Hay pilas de libros por todas partes. Algunas se elevan desde el piso, otras se yerguen sobre los colmados estantes de las bibliotecas. Este verano es perfecto para leer, sobre todo porque el calor rosarino se ha vuelto inaguantable. Un sillón mullido y la ventana que da a los fresnos de calle 1º de Mayo se convierten en una propuesta que nada puede empardar, más aún si el ventilador de techo gira silencioso y los cuartetos de cuerdas de Philip Glass suenan como fondo.

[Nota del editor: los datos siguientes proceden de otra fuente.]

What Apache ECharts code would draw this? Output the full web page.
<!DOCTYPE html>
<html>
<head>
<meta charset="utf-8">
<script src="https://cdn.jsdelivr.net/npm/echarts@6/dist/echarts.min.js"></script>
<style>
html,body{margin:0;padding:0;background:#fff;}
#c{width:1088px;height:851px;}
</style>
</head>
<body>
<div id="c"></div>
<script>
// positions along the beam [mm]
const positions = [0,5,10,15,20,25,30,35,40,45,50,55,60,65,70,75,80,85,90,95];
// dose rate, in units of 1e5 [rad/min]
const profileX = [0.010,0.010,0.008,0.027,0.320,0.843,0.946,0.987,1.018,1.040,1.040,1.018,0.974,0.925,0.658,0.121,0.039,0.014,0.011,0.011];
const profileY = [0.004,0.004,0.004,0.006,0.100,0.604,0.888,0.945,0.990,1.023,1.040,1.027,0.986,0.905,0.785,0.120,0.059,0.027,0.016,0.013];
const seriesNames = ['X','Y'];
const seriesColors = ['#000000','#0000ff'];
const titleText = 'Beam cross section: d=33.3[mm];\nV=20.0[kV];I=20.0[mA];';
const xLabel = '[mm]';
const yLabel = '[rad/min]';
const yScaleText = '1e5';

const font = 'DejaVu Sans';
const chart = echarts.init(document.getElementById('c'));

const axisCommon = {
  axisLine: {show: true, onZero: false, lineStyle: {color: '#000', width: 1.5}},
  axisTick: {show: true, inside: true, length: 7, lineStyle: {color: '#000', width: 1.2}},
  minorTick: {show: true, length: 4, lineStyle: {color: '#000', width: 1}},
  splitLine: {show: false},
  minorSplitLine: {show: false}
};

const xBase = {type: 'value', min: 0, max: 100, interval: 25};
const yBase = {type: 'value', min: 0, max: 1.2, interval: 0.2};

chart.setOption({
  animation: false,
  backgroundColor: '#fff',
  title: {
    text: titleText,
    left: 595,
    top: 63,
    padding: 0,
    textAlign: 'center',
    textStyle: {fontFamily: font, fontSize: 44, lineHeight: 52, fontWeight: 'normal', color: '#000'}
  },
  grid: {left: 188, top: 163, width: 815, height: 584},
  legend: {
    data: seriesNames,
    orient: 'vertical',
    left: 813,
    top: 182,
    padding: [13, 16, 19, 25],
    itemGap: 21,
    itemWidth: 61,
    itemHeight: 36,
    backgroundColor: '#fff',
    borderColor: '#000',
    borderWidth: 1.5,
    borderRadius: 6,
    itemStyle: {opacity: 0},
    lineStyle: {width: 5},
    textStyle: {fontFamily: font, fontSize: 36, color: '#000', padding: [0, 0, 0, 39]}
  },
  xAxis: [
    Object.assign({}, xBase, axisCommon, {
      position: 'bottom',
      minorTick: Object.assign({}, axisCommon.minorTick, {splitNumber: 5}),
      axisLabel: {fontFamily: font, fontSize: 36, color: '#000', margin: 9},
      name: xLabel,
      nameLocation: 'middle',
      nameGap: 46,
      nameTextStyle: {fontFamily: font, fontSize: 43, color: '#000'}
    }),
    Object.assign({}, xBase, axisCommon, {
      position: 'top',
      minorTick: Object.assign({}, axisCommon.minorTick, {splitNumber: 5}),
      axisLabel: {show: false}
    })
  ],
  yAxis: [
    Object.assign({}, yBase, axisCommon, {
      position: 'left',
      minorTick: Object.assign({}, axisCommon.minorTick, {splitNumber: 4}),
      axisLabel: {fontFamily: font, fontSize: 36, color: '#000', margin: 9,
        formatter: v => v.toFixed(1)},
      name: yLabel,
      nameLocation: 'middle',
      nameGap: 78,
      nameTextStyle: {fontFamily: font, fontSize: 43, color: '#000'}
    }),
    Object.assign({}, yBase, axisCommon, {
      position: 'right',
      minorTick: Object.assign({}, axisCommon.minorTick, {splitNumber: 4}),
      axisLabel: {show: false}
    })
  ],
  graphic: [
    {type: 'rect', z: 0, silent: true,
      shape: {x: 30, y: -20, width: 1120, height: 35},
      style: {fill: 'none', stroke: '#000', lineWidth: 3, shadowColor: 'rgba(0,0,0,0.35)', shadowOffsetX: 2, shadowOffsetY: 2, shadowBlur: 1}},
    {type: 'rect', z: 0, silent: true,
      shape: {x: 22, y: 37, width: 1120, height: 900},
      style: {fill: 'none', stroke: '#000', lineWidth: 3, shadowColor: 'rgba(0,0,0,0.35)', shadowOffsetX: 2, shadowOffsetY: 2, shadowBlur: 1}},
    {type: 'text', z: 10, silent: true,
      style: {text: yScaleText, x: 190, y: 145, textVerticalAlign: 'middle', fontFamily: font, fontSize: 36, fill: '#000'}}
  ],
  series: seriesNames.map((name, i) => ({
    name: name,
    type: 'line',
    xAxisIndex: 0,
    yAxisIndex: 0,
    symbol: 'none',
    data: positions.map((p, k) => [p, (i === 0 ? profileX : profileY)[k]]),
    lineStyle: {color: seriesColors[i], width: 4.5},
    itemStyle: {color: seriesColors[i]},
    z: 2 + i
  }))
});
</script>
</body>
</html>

Admito que tenía esperanzas. Cuando aquella noche opté por abrir un nuevo libro de César Aira confié, otra vez confié, en que encontraría finalmente las razones que han llevado a un sector de la crítica a erigirlo en una suerte de semidiós. Y "Las noches de Flores", que acaba de publicar Random House (módica edición de mil quinientos ejemplares: Aira tiene buena crítica, pero público escaso), prometía en el arranque, ágil y divertido. Sin embargo, todo terminó como siempre: la ilimitada fantasía de Aira se precipitó en la liviandad absoluta, en la más triste de las vacuidades: esa que no proviene de una decisión estética, sino de lo que podríamos definir como una especie de imposibilidad vital. Su narrativa —posmoderna hasta la médula— parece intentar convencernos de que ni leer ni escribir tienen importancia. El delgado volumen terminó, como ha ocurrido antes, en el bolso de aquellos que voy a canjear en alguna librería de viejo.

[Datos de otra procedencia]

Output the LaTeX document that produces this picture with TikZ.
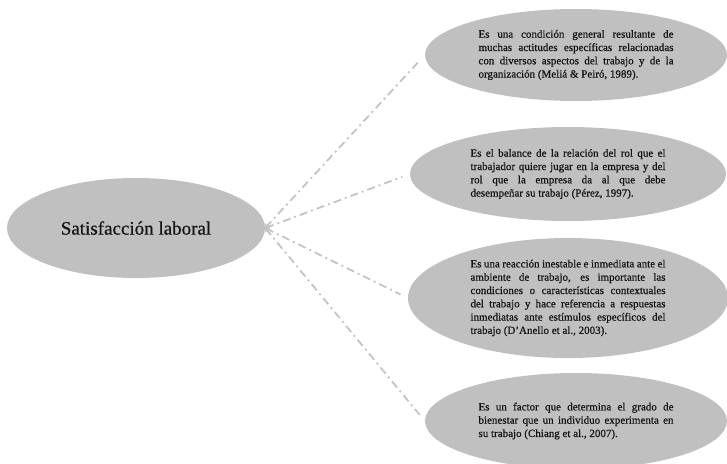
\documentclass[tikz,border=0pt]{standalone}
\usepackage{fontspec}
\setmainfont{Liberation Serif}
\newfontfamily\heavyserif[FakeBold=0.6]{Liberation Serif}
\usetikzlibrary{arrows.meta,shapes.geometric}
\definecolor{bubblefill}{RGB}{192,192,192}
\definecolor{linkgray}{RGB}{196,196,196}
\definecolor{inkdark}{RGB}{20,20,20}
\begin{document}
\begin{tikzpicture}[x=1pt,y=-1pt,
  bubble/.style={ellipse, fill=bubblefill, draw=none, inner sep=0pt,
    text=inkdark},
  defbubble/.style={bubble, text width=195pt, align=justify,
    font=\heavyserif\fontsize{11}{13.3}\selectfont},
  link/.style={draw=linkgray, line width=1.8pt,
    dash pattern=on 8pt off 4pt on 2pt off 4pt,
    {Straight Barb[length=3pt,width=6pt,line width=0.8pt]}-, shorten >=8pt}
]
\useasboundingbox (0,0) rectangle (727,463);

% central concept
\node[bubble, minimum width=258pt, minimum height=100pt,
  font=\heavyserif\fontsize{19}{22}\selectfont] (core) at (136,228) {Satisfacción laboral};

% definitions
\node[defbubble, minimum width=302pt, minimum height=92pt] (d1) at (576,55)
  {Es una condición general resultante de\linebreak
   muchas actitudes específicas relacionadas\linebreak
   con diversos aspectos del trabajo y de la\linebreak
   organización (Meliá \& Peiró, 1989).};

\node[defbubble, minimum width=316pt, minimum height=94pt] (d2) at (568,174)
  {Es el balance de la relación del rol que el\linebreak
   trabajador quiere jugar en la empresa y del\linebreak
   rol que la empresa da al que debe\linebreak
   desempeñar su trabajo (Pérez, 1997).};

\node[defbubble, minimum width=320pt, minimum height=120pt] (d3) at (568,298)
  {Es una reacción inestable e inmediata ante el\linebreak
   ambiente de trabajo, es importante las\linebreak
   condiciones o características contextuales\linebreak
   del trabajo y hace referencia a respuestas\linebreak
   inmediatas ante estímulos específicos del\linebreak
   trabajo (D’Anello et al., 2003).};

\node[defbubble, minimum width=302pt, minimum height=96pt] (d4) at (576,421)
  {Es un factor que determina el grado de\linebreak
   bienestar que un individuo experimenta en\linebreak
   su trabajo (Chiang et al., 2007).};

% connectors
\foreach \d in {d1,d2,d3,d4}
  \draw[link] (core.east) -- (\d.west);
\end{tikzpicture}
\end{document}
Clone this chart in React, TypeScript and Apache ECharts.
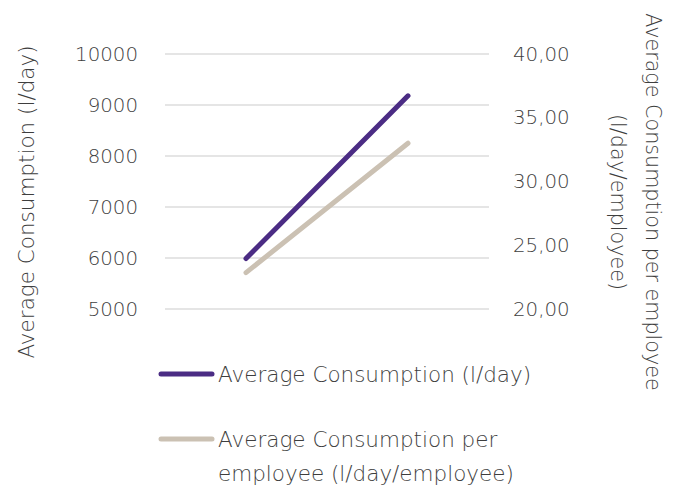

Después del irritante Aira, auténtico campeón de la banalidad, se tornó imprescindible un antídoto fuerte. Salí del dormitorio, bajé al estudio y mis ojos buscaron la larga fila que integran los libros de Joseph Conrad. Tomé "Tifón" en la edición más barata, pero cuya ventaja consiste en que la traducción es argentina. Ya estoy harto de gilipollas y coños, y de la palabra coger utilizada con el sentido que le dan los españoles. Me aferré al librito como un náufrago a una balsa abandonada en el océano (metáfora apropiada para Conrad, viejo lobo de mar) y subí a mi cubil con la provisión de whisky renovada en el vaso.
Bastó un breve rato de lectura y el alivio comenzó a expandirse como una cálida oleada. "¡Aaaah!, esto sí", me dije. "Tifón", con su intensidad dramática excepcional, era exactamente lo que me hacía falta.
(Conste que recurrí a un Conrad como pude haber apelado a un Faulkner, un Kafka, un Thomas Wolfe, un Chandler, un Bernhard, un Bolaño, un Rulfo, un Saer, un Di Benedetto, un Conti. Un Quiroga, un Arlt, un Onetti. Un Cortázar. La lista de mis amigos es extensa, aunque como pueden ver, todos ellos viven en el pasado).
Después de tres horas felices cerré "Tifón", agradecido. La literatura tiene una importancia crucial, mal que les pese a los banales y mediocres, tan numerosos en los últimos tiempos. En este mundo cada vez más alejado de todo aquello que le da verdadero sentido, ella puede consolarnos, entre otras cosas, de la soledad, la vejez, el fracaso de las ilusiones políticas, la derrota del amor, el creciente egoísmo de los hombres y hasta de la ominosa inevitabilidad de la muerte.